Dies wird auch noch durch die spontanen Gefühlsausbrüche oder Kommentare der Performer*innen unterstrichen. Man sieht ehrliche Lacher über gemeinsam Erlebtes, authentische Reaktionen auf Situationskomik und verletzte Blicke, wenn das Unsagbare ausgesprochen wird. So wird das Publikum, auch wenn es nicht aktiver Teil des Stückes ist, wie in anderen Arbeiten Gob Squads, in eine so intime Situation gezogen, dass man gar nicht anders kann, als mit den Darsteller*innen mitzufühlen. Hier muss jedoch deutlich der theatrale Rahmen betont werden, denn auch wenn Emotionen und Improvisationen authentisch wirken, befinden wir uns immer noch im Theater. So ganz sicher kann man sich also nie sein, was nun echt ist und was inszeniert. Aber wie man es auch dreht und wendet, es bedeutet entweder, dass man echte Emotionen auf der Bühne sieht, oder dass es sich einfach um verdammt gute Schauspieler*innen handelt. Und beides halte ich für überaus sehenswert.





Das Bühnenbild darf in diesem Kontext jedoch auch nicht unerwähnt bleiben. Man schaut praktisch permanent nur auf zwei Bildschirme, auf die per Kamera projiziert wird, was hinter ihnen geschieht. Man weiß also, dass die Darsteller*innen sich tatsächlich hinter den Bildschirmen befinden, denn man sieht sie hin und wieder mal am Rand stehen oder sitzen, gerne auch mal, wenn sie sich ein Gläschen Sekt einschenken. Aber die tatsächliche Spielsituation bleibt dem Auge des Publikums vorenthalten. Hier wird also mit einem deutlichen Distanzmittel gearbeitet, das meiner Meinung nach genau das richtige Werkzeug ist, um das Stück nicht zu einer sentimentalen Schnulze verkommen zu lassen.

-Hundert neue Fragen und Anknüpfungspunkte-


Auch wenn es teilweise doch ganz schön anstrengend war, vier Stunden lang verschiedensten performativen Therapiesitzungen zuzugucken, ist „Are you with us?“ eine absolut gelungene, selbstreflektierte und ehrliche Arbeit Gob Squads. Man könnte die Dauer des Stücks natürlich auch als Analogie für das Kollektiv selbst sehen – denn was sind schon vier Stunden, wenn andere Menschen über 20 Jahre lang quasi permanent aufeinander hocken?
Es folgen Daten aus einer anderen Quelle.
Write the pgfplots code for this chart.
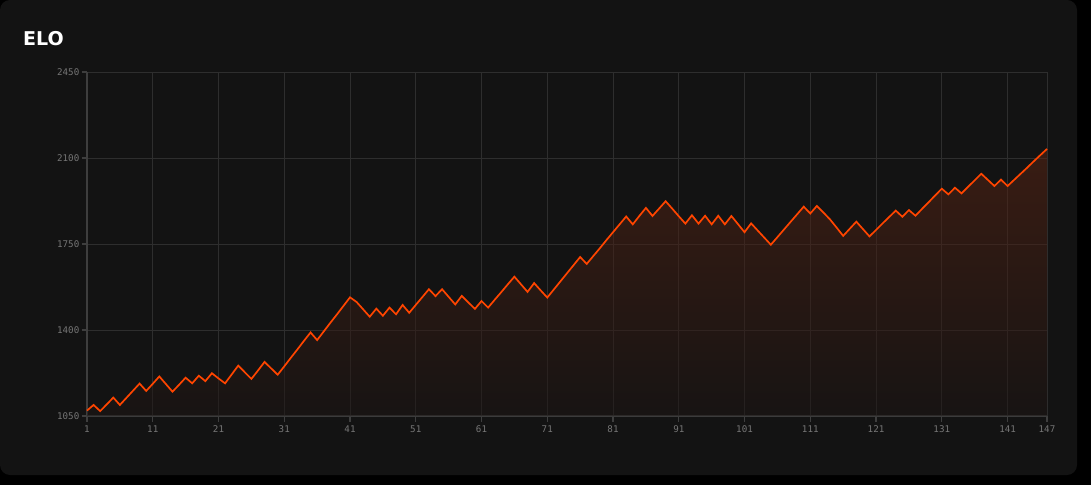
\documentclass[border=0pt]{standalone}
\usepackage{pgfplots}
\usepackage{pgfplotstable}
\pgfplotsset{compat=1.18}
\usepackage{fontspec}
\newfontfamily\monof{DejaVu Sans Mono}
\newfontfamily\titlef{DejaVu Sans}
\definecolor{cardbg}{HTML}{131313}
\definecolor{gridgray}{HTML}{2E2E2E}
\definecolor{axisgray}{HTML}{3E3E3E}
\definecolor{ticktext}{HTML}{767676}
\definecolor{elo}{HTML}{FF4500}
\definecolor{filltop}{HTML}{602614}
\definecolor{fillbot}{HTML}{1C1513}
\pgfplotstableread{
g elo
1 1072
2 1095
3 1070
4 1097
5 1125
6 1095
7 1124
8 1153
9 1182
10 1152
11 1181
12 1211
13 1180
14 1149
15 1177
16 1206
17 1183
18 1214
19 1192
20 1224
21 1203
22 1183
23 1219
24 1255
25 1228
26 1201
27 1235
28 1270
29 1244
30 1218
31 1252
32 1287
33 1321
34 1356
35 1390
36 1359
37 1394
38 1429
39 1463
40 1498
41 1533
42 1514
43 1484
44 1454
45 1487
46 1458
47 1491
48 1464
49 1502
50 1470
51 1502
52 1534
53 1566
54 1538
55 1566
56 1535
57 1504
58 1539
59 1512
60 1486
61 1518
62 1491
63 1523
64 1554
65 1586
66 1617
67 1586
68 1555
69 1591
70 1561
71 1532
72 1565
73 1598
74 1631
75 1664
76 1697
77 1669
78 1701
79 1733
80 1766
81 1798
82 1830
83 1862
84 1830
85 1864
86 1897
87 1864
88 1894
89 1924
90 1894
91 1863
92 1833
93 1867
94 1833
95 1865
96 1830
97 1865
98 1830
99 1864
100 1831
101 1798
102 1834
103 1805
104 1776
105 1747
106 1778
107 1809
108 1840
109 1871
110 1902
111 1874
112 1905
113 1878
114 1850
115 1817
116 1783
117 1812
118 1841
119 1811
120 1781
121 1807
122 1834
123 1860
124 1886
125 1861
126 1888
127 1865
128 1893
129 1920
130 1948
131 1975
132 1952
133 1979
134 1956
135 1983
136 2009
137 2036
138 2011
139 1986
140 2012
141 1986
142 2011
143 2036
144 2061
145 2087
146 2112
147 2137
}\elodata
\begin{document}
\begin{tikzpicture}
\fill[black] (0pt,0pt) rectangle (1091pt,485pt);
\fill[cardbg, rounded corners=10pt] (0pt,10pt) rectangle (1077pt,485pt);
\node[anchor=base west, text=white, inner sep=0pt, font=\titlef\bfseries\fontsize{19}{23}\selectfont] at (23pt,439pt) {ELO};
\begin{axis}[
  at={(87pt,69pt)}, anchor=south west,
  scale only axis, width=960pt, height=344pt,
  xmin=1, xmax=147, ymin=1050, ymax=2450,
  xtick={1,11,21,31,41,51,61,71,81,91,101,111,121,131,141,147},
  ytick={1050,1400,1750,2100,2450},
  axis lines=left,
  axis line style={draw=axisgray, line width=1.6pt, -},
  grid=major,
  major grid style={draw=gridgray, line width=0.9pt},
  tick align=outside,
  major tick length=5.5pt,
  tick style={draw=axisgray, line width=1.2pt},
  /pgf/number format/1000 sep={},
  /pgf/number format/assume math mode=true,
  ticklabel style={font=\monof\fontsize{9.2}{11}\selectfont, text=ticktext},
  yticklabel style={inner sep=2pt},
  xticklabel style={inner sep=2pt, yshift=-2pt},
  clip=false,
]
\addplot[draw=none, fill opacity=0.5, top color=filltop, bottom color=fillbot] table[x=g, y=elo] {\elodata} \closedcycle;
\addplot[elo, line width=1.7pt, line join=miter, mark=none] table[x=g, y=elo] {\elodata};
\end{axis}
\end{tikzpicture}
\end{document}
Mich hätte interessiert, ob andere Vorstellungen genauso abgelaufen sind, denn Premiere feierte das Stück bereits im Mai 2014. Ist doch alles nur geskriptet und brillant gespielt oder ist auch für das Kollektiv jede neue Vorstellung eine Überraschung? Material zu weiterführenden Fragen über die Psyche, den Körper und die Seele Gob Squads bietet das Stück auf jeden Fall zur Genüge, denn sobald sich eine Therapiesitzung dem Ende zuneigte, wurden hundert neue Fragen und Anknüpfungspunkte zutage gefördert. Doch welchen Weg Gob Squad auch immer gehen werden, die Frage bleibt – Are you with us?